You’re liable to be liable

As a family-law attorney, you know that you shouldn’t dispense financial or tax advice; doing so would be a liability.

So if you already know that, why this article?

Surprisingly, lots of reasons. You’d be impressed—or perhaps dismayed—by the number of cases of “fuzzy advice” I see being doled out daily by well-meaning attorneys. I’ll get into the details in a second.

I think the odds of actually getting sued by a client or sanctioned by the Bar for these kinds of transgressions is pretty low. But know what’s likely? You’re apt to provide less than stellar service to your clients. You certainly don’t want that to happen. You don’t want it to come back to bite you, perhaps years after the case has settled. And you certainly want to avoid what is, well, wholly avoidable.

Some assets are more equal than others

I see this so often that, as a CPA (not to mention a Certified Financial Planner™ professional and a Certified Divorce Financial Analyst® professional), it drives me somewhat nuts:

When looking to divide assets equally, attorneys can easily get misled by a number on paper. Let’s say the house is worth $1 million. And the 401(k) is worth $1 million. Voilà: they’re interchangeable, right?

No. No, no, no, and no.

“What’s the value of that pension, for the purposes of a lump-sum buyout?” is a question I’m commonly asked. And it’s a good one. Because that “same-value” house will appreciate at a different rate. It will get taxed at a different rate. Its reasonably-calculated value in the future will not be the same as that “same value” pension fund. (Compare the typical growth curves for real estate vs. a properly diversified portfolio, if you don’t believe me.)

Figuring all this out—so that you have hard numbers to negotiate with—takes a lot of calculations and crunching, often with sophisticated software that would make your eyes glaze over.

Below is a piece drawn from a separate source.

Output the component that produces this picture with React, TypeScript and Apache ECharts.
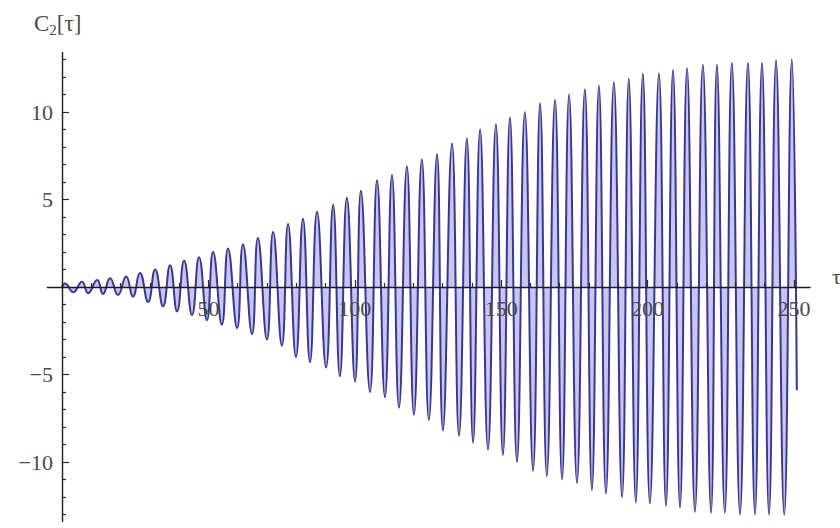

Here’s another one that trips up attorneys a lot—and trust me, I can see why. Some of this financial stuff is murky:

“Will we need a QDRO to split this account?”

On the surface, this one’s simple. It pertains to ERISA-based retirement accounts, just like a DRO for a military or other government pension. But there are so many kinds of retirement accounts, that the to-QDRO-or-not-to-QDRO question gets tricky. What about an IRA? What about a “thrift savings plan”? Don’t go there. Not alone. Count on me for nerdy answers like these.

By the way, pension valuations are a specialty unto themselves. Especially if (and this is common) one spouse (usually the husband) started paying into it before the marriage. Add to that the fact that pensions change value over time, with the number of years of service, and it gets real complicated real quick.

A no-win situation

Here’s one last one for you. I’ll see decrees with language something like this, when it pertains to child, education, and dependent-care tax credits: “If the husband doesn’t qualify for a benefit, then the wife can claim it.”

This makes me blow a head gasket. There’s not enough space to get into the details here, but if the husband makes over $300k a year, he won’t get the benefit anyway. And then do you think he’ll automatically notify his ex- of this fact at tax time? Of course not.

So the kids lose out. The wife loses out. The husband gets no benefit. And guess who walks away with extra money, at everyone else’s expense? Uncle Sam.

Arrrgh!

You’re passionate about the law. As you can see, I’m passionate about all of this number-crunching, and how I can help you help your clients.